Maker Tools
PCB Trace Width Calculator
Size a copper trace to IPC-2221: enter a target current to get the minimum width, or enter a width to find the current it can safely carry. Every result includes trace resistance, voltage drop and power loss for your board's copper weight and layer.
How the PCB trace width calculator works
This trace width calculator uses the IPC-2221 conductor sizing formula, the same standard fabricators and EDA tools follow. It relates the current a copper trace carries to its cross-sectional area and the temperature rise you allow above ambient. Size a trace by giving a target current to get the minimum width, or enter a width to find the current it can carry. Both directions use the same equation, just solved for a different unknown.
Trace ampacity and temperature rise
Ampacity is the current a trace can carry continuously for a chosen temperature rise. IPC-2221 models it as I = k · ΔT0.44 · A0.725, where A is the copper cross-section in square mils and ΔT is the rise in °C. A wider or thicker trace has more area, so it carries more current for the same heating. The default 10 °C rise is a conservative, safe starting point; many designs allow 20 °C or more where the copper can shed heat into a plane or open air.
Copper weight and internal vs external traces
Copper weight sets the trace thickness: 1 oz/ft² is about 35 µm (1.37 mil), 2 oz doubles it, and so on. Doubling the copper weight roughly halves the width you need for the same current. IPC-2221 uses k = 0.048 for external traces on the outer layers, which radiate heat to the air, and k = 0.024 for internal traces buried between layers, which run hotter and carry only about half as much current at a given width. Always pick the internal setting for inner-layer routing.

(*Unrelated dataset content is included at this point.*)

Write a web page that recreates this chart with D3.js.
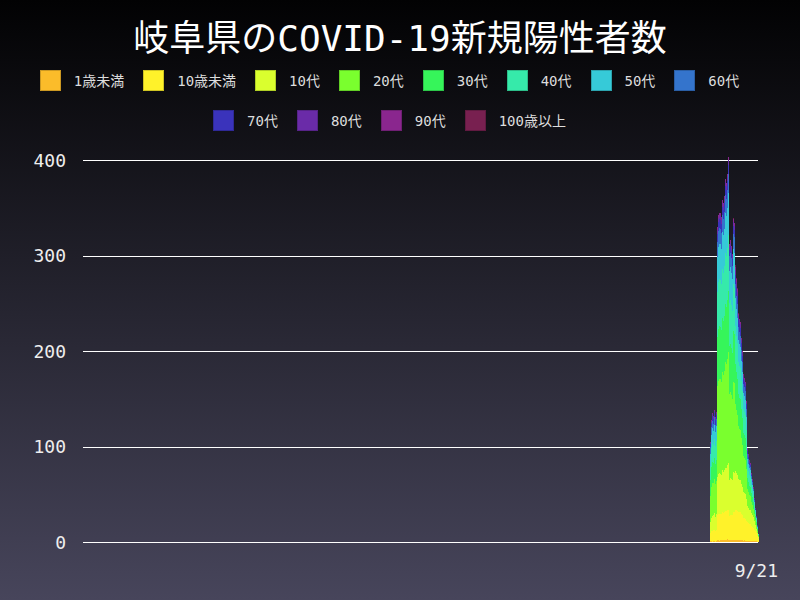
<!DOCTYPE html>
<html><head><meta charset="utf-8">
<script src="https://cdn.jsdelivr.net/npm/d3@7"></script>
<style>html,body{margin:0;padding:0;background:#000}svg{display:block}</style>
</head><body>
<script>
// ---------- data ----------
const titleText = "岐阜県のCOVID-19新規陽性者数";
const dateLabel = "9/21";
const yTicks = [0, 100, 200, 300, 400];
const seriesNames = ["1歳未満","10歳未満","10代","20代","30代","40代","50代","60代","70代","80代","90代","100歳以上"];
const seriesColors = ["#fbbc2a","#fff22a","#daff2e","#7aff2e","#36f55a","#36eaaa","#36cad8","#3474cc","#3a33bb","#6a2ba8","#8a268e","#782050"];
const dates = [
 "2021-08-04","2021-08-05","2021-08-06","2021-08-07","2021-08-08","2021-08-09","2021-08-10",
 "2021-08-11","2021-08-12","2021-08-13","2021-08-14","2021-08-15","2021-08-16","2021-08-17",
 "2021-08-18","2021-08-19","2021-08-20","2021-08-21","2021-08-22","2021-08-23","2021-08-24",
 "2021-08-25","2021-08-26","2021-08-27","2021-08-28","2021-08-29","2021-08-30","2021-08-31",
 "2021-09-01","2021-09-02","2021-09-03","2021-09-04","2021-09-05","2021-09-06","2021-09-07",
 "2021-09-08","2021-09-09","2021-09-10","2021-09-11","2021-09-12","2021-09-13","2021-09-14",
 "2021-09-15","2021-09-16","2021-09-17","2021-09-18","2021-09-19","2021-09-20","2021-09-21"];
const axisStart = "2019-11-16";
const axisEnd = "2021-09-22";

const age00 = [1,1,0,1,1,0,1, 2,2,1,2,2,2,2,2,2,2,3,2,2,2,2,2,2,2, 2,2,2,2,2,2,2,2,1,2,1,1, 1,1,1,1,1,1,1,1,1,1,0,0];
const age01 = [8,10,11,12,12,11,12, 26,27,28,27,27,29,28,29,30,30,31,32,25,26,26,26,29,29, 32,31,30,29,29,29,27,26,24,23,23,21, 20,19,18,18,16,15,14,12,10,8,6,3];
const age10 = [12,14,16,15,17,15,16, 40,42,43,42,41,44,43,44,46,46,47,49,38,39,38,37,42,41, 40,39,38,35,34,34,32,30,27,26,26,23, 17,16,15,15,13,12,11,9,7,5,3,2];
const age20 = [27,33,35,34,36,35,35, 95,98,99,100,98,103,102,104,110,108,111,116,90,90,88,85,95,94, 70,66,63,55,53,52,48,44,38,37,36,31, 17,16,15,14,12,11,9,7,5,4,3,1];
const age30 = [17,21,22,21,22,21,22, 52,54,55,54,54,57,56,58,61,60,61,64,50,50,49,48,53,52, 42,40,38,34,33,33,30,28,24,24,23,20, 12,11,10,10,9,8,7,5,4,3,2,1];
const age40 = [15,19,20,19,20,19,20, 47,49,49,49,48,51,51,52,54,54,55,58,45,46,45,44,49,48, 40,38,37,33,33,32,30,28,25,24,24,21, 12,11,11,10,9,8,7,5,4,3,1,1];
const age50 = [12,14,15,14,15,14,15, 36,37,37,38,37,39,39,39,41,41,42,44,34,35,34,33,37,37, 29,28,27,24,23,22,21,20,17,17,16,14, 8,8,7,7,6,5,4,3,2,1,1,0];
const age60 = [7,8,8,8,8,8,8, 16,17,17,16,17,17,17,18,19,18,19,20,15,15,15,14,16,16, 15,14,14,13,13,12,11,10,9,9,9,8, 5,5,4,4,3,3,2,2,1,1,1,0];
const age70 = [4,5,5,5,4,5,4, 9,9,9,9,9,9,10,9,10,10,9,10,7,7,7,7,8,8, 10,9,9,8,8,8,7,7,6,6,5,5, 3,2,2,2,1,1,1,1,1,1,1,0];
const age80 = [1,2,2,2,2,2,2, 4,4,4,4,4,4,4,4,4,4,4,5,3,3,3,3,4,4, 5,5,4,4,4,4,4,3,3,2,3,2, 2,2,2,1,1,1,1,1,1,0,0,0];
const age90 = [1,1,1,1,1,1,1, 3,3,3,3,3,3,3,3,3,3,3,3,3,3,3,3,3,3, 3,3,3,2,2,2,2,2,2,2,2,2, 1,1,1,1,1,1,1,0,0,0,0,0];
const age100 = [0,0,0,0,0,0,0, 0,0,0,0,0,0,0,0,0,0,0,0,0,0,0,0,1,0, 2,1,1,1,0,0,0,0,0,0,0,0, 0,0,0,0,0,0,0,0,0,0,0,0];
const seriesValues = [age00,age01,age10,age20,age30,age40,age50,age60,age70,age80,age90,age100];

// ---------- chart ----------
const W = 800, H = 600;
const parse = d3.utcParse("%Y-%m-%d");
const svg = d3.select("body").append("svg").attr("width", W).attr("height", H);

const defs = svg.append("defs");
const grad = defs.append("linearGradient").attr("id","bg").attr("x1",0).attr("y1",0).attr("x2",0).attr("y2",1);
grad.append("stop").attr("offset","0%").attr("stop-color","#020203");
grad.append("stop").attr("offset","100%").attr("stop-color","#47455b");
svg.append("rect").attr("width",W).attr("height",H).attr("fill","url(#bg)");

const x = d3.scaleUtc().domain([parse(axisStart), parse(axisEnd)]).range([83, 759]);
const y = d3.scaleLinear().domain([0, 400]).range([542, 160]);

// grid
const grid = svg.append("g");
grid.selectAll("line").data(yTicks).join("line")
  .attr("x1", 83).attr("x2", 758)
  .attr("y1", d => Math.round(y(d)) + 0.5).attr("y2", d => Math.round(y(d)) + 0.5)
  .attr("stroke", "#ffffff").attr("stroke-width", 1);
grid.selectAll("text").data(yTicks).join("text")
  .attr("x", 66).attr("y", d => y(d))
  .attr("text-anchor", "end").attr("dominant-baseline", "central")
  .attr("fill", "#eeeeee").attr("font-family", "'DejaVu Sans Mono', monospace").attr("font-size", 18)
  .text(d => d);

// stacked bars
const rows = dates.map((d, i) => {
  const r = { date: parse(d) };
  seriesNames.forEach((n, k) => r[n] = seriesValues[k][i]);
  return r;
});
const stack = d3.stack().keys(seriesNames)(rows);
const barsG = svg.append("g").attr("shape-rendering", "crispEdges");
stack.forEach((layer, k) => {
  barsG.append("g").attr("fill", seriesColors[k])
    .selectAll("rect").data(layer.filter(d => d[1] > d[0])).join("rect")
    .attr("x", d => x(d.data.date))
    .attr("width", d => x(d3.utcDay.offset(d.data.date, 1)) - x(d.data.date))
    .attr("y", d => y(d[1]))
    .attr("height", d => y(d[0]) - y(d[1]));
});

// title
svg.append("text").attr("x", 400).attr("y", 51).attr("text-anchor", "middle")
  .attr("fill", "#ffffff").attr("font-family", "'DejaVu Sans Mono', 'Noto Sans CJK JP', sans-serif")
  .attr("font-size", 36).text(titleText);

// legend
const legendFont = "'DejaVu Sans Mono', 'Noto Sans CJK JP', sans-serif";
const legendRows = [seriesNames.slice(0, 8), seriesNames.slice(8)];
const rowY = [70, 110];
const boxW = 20, textGap = 14, itemGap = 19, centerX = 389.5;
const legend = svg.append("g");
legendRows.forEach((names, r) => {
  const g = legend.append("g");
  const items = names.map(n => {
    const t = g.append("text").attr("font-family", legendFont).attr("font-size", 14)
      .attr("fill", "#dddddd").attr("dominant-baseline", "central").text(n);
    return { name: n, t, w: t.node().getComputedTextLength() };
  });
  const total = d3.sum(items, it => boxW + textGap + it.w) + itemGap * (items.length - 1);
  let cx = centerX - total / 2;
  items.forEach(it => {
    const k = seriesNames.indexOf(it.name);
    g.append("rect").attr("x", Math.round(cx) + 0.5).attr("y", rowY[r] + 0.5)
      .attr("width", boxW).attr("height", boxW)
      .attr("fill", seriesColors[k]).attr("stroke", d3.color(seriesColors[k]).darker(0.6)).attr("stroke-width", 1);
    it.t.attr("x", cx + boxW + textGap).attr("y", rowY[r] + boxW / 2 + 1);
    cx += boxW + textGap + it.w + itemGap;
  });
});

// date label
svg.append("text").attr("x", 778).attr("y", 577).attr("text-anchor", "end")
  .attr("fill", "#eeeeee").attr("font-family", "'DejaVu Sans Mono', monospace").attr("font-size", 18)
  .text(dateLabel);
</script>
</body></html>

Copper trace resistance and voltage drop
Meeting the ampacity limit keeps a trace from overheating, but a long thin trace can still drop meaningful voltage. Resistance is R = ρ · L / (W · t) with copper resistivity ρ = 1.72 × 10⁻⁸ Ω·m, so a 0.5 mm wide 1 oz trace is roughly 1 mΩ per mm. Voltage drop is V = I · R and power lost as heat is P = I² · R. On power rails, keep the drop small so parts at the far end still see a solid supply, and widen the trace or add copper pour where the current is high.
Frequently asked questions
How wide should a PCB trace be for a given current?
Enter your target current, copper weight and allowed temperature rise, and the calculator solves the IPC-2221 formula for the minimum width. As a rough guide, a 1 oz external trace needs about 0.3 mm (12 mil) for 1 A at a 10 °C rise, but always size for your own copper weight and layer.
What is the IPC-2221 trace width formula?
IPC-2221 models the current as I = k · ΔT^0.44 · A^0.725, where A is the copper cross-section in square mils, ΔT is the temperature rise in °C, and k is 0.048 for external traces or 0.024 for internal traces. The calculator inverts this equation to solve for width, or evaluates it directly to find ampacity.
Why do internal traces carry less current than external ones?
Internal traces are buried between layers, so they cannot shed heat into the surrounding air as easily as outer-layer traces and run hotter for the same current. IPC-2221 reflects this with a lower constant (k = 0.024 versus 0.048), so an internal trace of a given width carries only about half the current of an external one and must be made correspondingly wider.
How does copper weight affect the required trace width?
Copper weight sets the trace thickness: 1 oz/ft² is about 35 µm (1.37 mil), and 2 oz is double that. Since the ampacity depends on cross-sectional area, doubling the copper weight roughly halves the width you need for the same current, which is why heavy-copper boards are common for power circuits.
What temperature rise should I use for trace sizing?
A 10 °C rise is a conservative default that assumes still air and no nearby copper helping to spread heat, so real boards usually run cooler. You can allow 20 to 30 °C where the trace can dump heat into a plane or open air, which lets you use a narrower trace, but only if you have measured headroom.
Do I need to check voltage drop as well as ampacity?
Yes. Meeting the ampacity limit stops a trace from overheating, but a long thin trace can still drop meaningful voltage on a power rail. The calculator also reports resistance, voltage drop (V = I · R) and power loss (P = I² · R) for your trace length, so you can widen the trace or add copper pour where the drop is too high.